Mötley Crüe claims they have won “a decisive victory” in a lawsuit involving former guitarist Mick Mars. The outcome was “a final arbitration award that rejects every claim Mars made against the band and orders him to pay damages back to the group.”According to a press release issued by the band’s attorney, Sasha Frid of Miller Barondess, LLP, “the arbitrator’s ruling not only vindicates the band contractually and financially but also dismantles the public narrative Mars promoted in interviews with major outlets.”
“Dismantles the public narrative Mars promoted in interviews with major outlets”
That’s an important victory for the band and here’s why.
While the lawsuit was pending, Mick Mars launched a public smear campaign accusing the band of not actually playing live — claims he repeated under oath. Most notably, he made the claim that Nikki Sixx’s bass and Tommy Lee’s drums are pre-recorded. This is of course a very serious claim that strikes at the core of the band’s professional credibility.
The accusations eventually evaporated after scrutiny. Faced with extensive live performance recordings — and testimony from his own retained expert, a New York University professor specializing in music technology — Mars was forced to admit under oath that his statements were false. The expert he brought confirmed that the band was performing live, and Mars formally recanted his prior claims during sworn testimony.
In September of 2025, Nikki Sixx spoke to the Los Angeles Times about Mars’ exit from Mötley Crüe:
“[Mick] came to us and said, health-wise, he couldn’t fulfill his contract, and we let him out of the deal. Then he sued us because he just said that he can’t tour. We were like, ‘Well, if you can’t tour, you can’t tour.’ I will probably come to that too someday.”
Sixx also responded to Mars’s allegation that he was the only band member to play 100% live on Mötley Crüe’s 2022 The Stadium Tour”. Mars was quoted as saying:
(Nikki) “did not play a single note on bass during the entire U.S. tour.”
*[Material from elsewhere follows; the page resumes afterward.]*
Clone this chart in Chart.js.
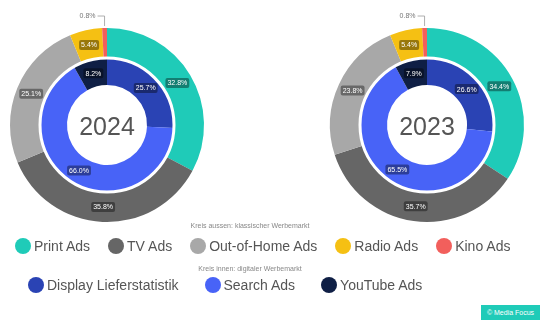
<!DOCTYPE html>
<html>
<head>
<meta charset="utf-8">
<script src="https://cdn.jsdelivr.net/npm/chart.js@4"></script>
<style>
  body { margin: 0; width: 540px; height: 320px; background: #fff; font-family: Arial, "Liberation Sans", sans-serif; position: relative; overflow: hidden; }
  .pie { position: absolute; top: 0; width: 270px; height: 230px; }
  .caption { position: absolute; left: 0; width: 500px; text-align: center; font-size: 7px; color: #888; }
  .row { position: absolute; left: 0; display: flex; align-items: center; font-size: 14px; color: #555; white-space: nowrap; }
  .item { display: flex; align-items: center; }
  .dot { width: 16px; height: 16px; border-radius: 50%; margin-right: 3px; }
  .badge { position: absolute; left: 481px; top: 305px; width: 59px; height: 15px; background: #1fcbb8; color: #fff; font-size: 7px; line-height: 15px; text-align: center; }
</style>
</head>
<body>
<div class="pie" style="left:0"><canvas id="chart2024"></canvas></div>
<div class="pie" style="left:270px"><canvas id="chart2023"></canvas></div>
<div class="caption" style="top:222px">Kreis aussen: klassischer Werbemarkt</div>
<div class="row" id="legendOuter" style="top:238px; padding-left:15px; gap:18px"></div>
<div class="caption" style="top:265px">Kreis innen: digitaler Werbemarkt</div>
<div class="row" id="legendInner" style="top:277px; padding-left:28px; gap:26px"></div>
<div class="badge">© Media Focus</div>
<script>
const outerLabels = ['Print Ads', 'TV Ads', 'Out-of-Home Ads', 'Radio Ads', 'Kino Ads'];
const outerColors = ['#1fcbb8', '#666666', '#a8a8a8', '#f5c013', '#f25f5c'];
const innerLabels = ['Display Lieferstatistik', 'Search Ads', 'YouTube Ads'];
const innerColors = ['#2a43b4', '#4863f7', '#0f1f45'];

const outer2024 = [32.8, 35.8, 25.1, 5.4, 0.8];
const inner2024 = [25.7, 66.0, 8.2];
const outer2023 = [34.4, 35.7, 23.8, 5.4, 0.8];
const inner2023 = [26.6, 65.5, 7.9];

function buildLegend(id, labels, colors) {
  const el = document.getElementById(id);
  labels.forEach((l, i) => {
    const item = document.createElement('div');
    item.className = 'item';
    item.innerHTML = '<span class="dot" style="background:' + colors[i] + '"></span>' + l;
    el.appendChild(item);
  });
}
buildLegend('legendOuter', outerLabels, outerColors);
buildLegend('legendInner', innerLabels, innerColors);

// white ring gap, value badges, year in the middle
const decor = {
  id: 'decor',
  afterDatasetsDraw(chart, args, opts) {
    const ctx = chart.ctx;
    const innerArcs = chart.getDatasetMeta(1).data;
    const cx = innerArcs[0].x, cy = innerArcs[0].y;
    ctx.save();
    ctx.strokeStyle = '#fff';
    ctx.lineWidth = 3;
    ctx.beginPath();
    ctx.arc(cx, cy, innerArcs[0].outerRadius, 0, Math.PI * 2);
    ctx.stroke();

    ctx.font = '7px Arial, "Liberation Sans", sans-serif';
    ctx.textAlign = 'center';
    ctx.textBaseline = 'middle';
    chart.data.datasets.forEach((ds, di) => {
      chart.getDatasetMeta(di).data.forEach((arc, i) => {
        const txt = ds.data[i].toFixed(1) + '%';
        if (ds.data[i] < 2) {
          const mid = (arc.startAngle + arc.endAngle) / 2;
          const x0 = cx + Math.cos(mid) * arc.outerRadius;
          const y0 = cy + Math.sin(mid) * arc.outerRadius;
          ctx.strokeStyle = '#999';
          ctx.lineWidth = 0.8;
          ctx.beginPath();
          ctx.moveTo(x0, y0 - 2);
          ctx.lineTo(x0, y0 - 12);
          ctx.lineTo(x0 - 7, y0 - 12);
          ctx.stroke();
          ctx.fillStyle = '#777';
          ctx.textAlign = 'right';
          ctx.fillText(txt, x0 - 9, y0 - 12);
          ctx.textAlign = 'center';
          return;
        }
        const p = arc.getCenterPoint();
        const w = ctx.measureText(txt).width + 4;
        ctx.fillStyle = 'rgba(0,0,0,0.38)';
        ctx.beginPath();
        ctx.roundRect(p.x - w / 2, p.y - 5, w, 10, 2);
        ctx.fill();
        ctx.fillStyle = '#fff';
        ctx.fillText(txt, p.x, p.y + 0.5);
      });
    });

    ctx.fillStyle = '#555';
    ctx.font = '25px Arial, "Liberation Sans", sans-serif';
    ctx.fillText(opts.year, cx, cy + 3);
    ctx.restore();
  }
};

function makeChart(id, year, outerData, innerData, pad) {
  return new Chart(document.getElementById(id), {
    type: 'doughnut',
    data: {
      labels: outerLabels,
      datasets: [
        { data: outerData, backgroundColor: outerColors, borderWidth: 0, weight: 30 },
        { data: innerData, backgroundColor: innerColors, borderWidth: 0, weight: 27 }
      ]
    },
    options: {
      responsive: false,
      animation: false,
      cutout: 40,
      layout: { padding: pad },
      plugins: {
        legend: { display: false },
        tooltip: { enabled: false },
        decor: { year: year }
      }
    },
    plugins: [decor]
  });
}

document.querySelectorAll('canvas').forEach(c => { c.width = 270; c.height = 230; });
makeChart('chart2024', '2024', outer2024, inner2024, { left: 10, right: 66, top: 28, bottom: 8 });
makeChart('chart2023', '2023', outer2023, inner2023, { left: 60, right: 16, top: 28, bottom: 8 });
</script>
</body>
</html>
Nikki’s response to Los Angeles Times was a little more nuanced:
“Anything we enhance the shows with, we actually played. If there are background vocals with my background vocals, and we have background singers to make it sound more like the record. That does not mean we’re not singing.”
Sixx went on to call Mars’s accusations a “crazy betrayal”, and added:
“Saying he played in a band that didn’t play, it’s a betrayal to the band who saved his life. People say things like, ‘Well, if you guys are really playing, then I need isolated tracks from band rehearsal.’ … It’s ludicrous.”
Mars — whose real name is Robert Alan Deal — served as Mötley Crüe’s lead guitarist since the band’s inception in 1981.
While Nikki Sixx wrote the largest part of the band’s material, Mars did take part in co-writing some of the band’s most famous tracks, including: “Same Ol’ Situation (S.O.S.)”, “Girls, Girls, Girls” and “Dr. Feelgood”.
The only credit Mars has on the first two Mötley Crüe albums is the instrumental “God Bless The Children Of The Beast” on 1983’s “Shout At The Devil”.